Mayor of Scottsdale, Arizona
- In office 1980–1996
- Preceded by: Bill Jenkins
- Succeeded by: Sam Campana

Personal details
- Born: August 28, 1936 New York
- Died: December 28, 1997 (age 61) Scottsdale, Arizona

= Herb Drinkwater =

American politician (1936–1997)

Herbert Raymond Drinkwater (August 28, 1936 – December 28, 1997) was an American politician from the state of Arizona. Herbert Raymond Drinkwater, was the oldest child of Herbert Drinkwater (1909-1992) and Alice Estella Bumstead (1913-1987). His father was born in England, his mother in New York, where they married and had their first child: Herbert. After World War II, the family moved to Phoenix where Herbert Sr was a high school math teacher.
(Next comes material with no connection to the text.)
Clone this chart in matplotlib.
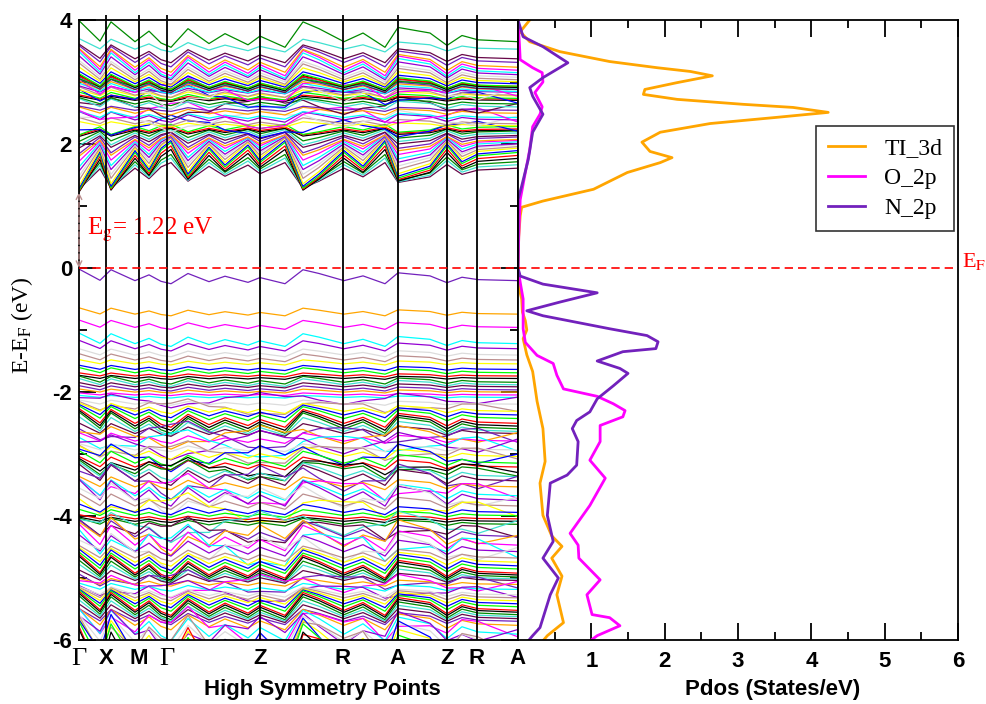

Drinkwater was mayor of Scottsdale from 1980 to 1996, when he was diagnosed with salivary gland cancer.

==Personal==
One of Drinkwater's sons, Mark Drinkwater, used to own Drinkwater's City Hall Restaurant at the Scottsdale Airport in Scottsdale. Mark was also part of the ownership group at Drinkwater's City Hall Steakhouse in downtown Scottsdale but sold the restaurant in 2007 and the name changed to Mastro's City Hall Steakhouse.

==Legacy==
The city of Scottsdale has a boulevard named after him; a statue of Drinkwater was built at the boulevard. The statue was dedicated on May 10, 2003.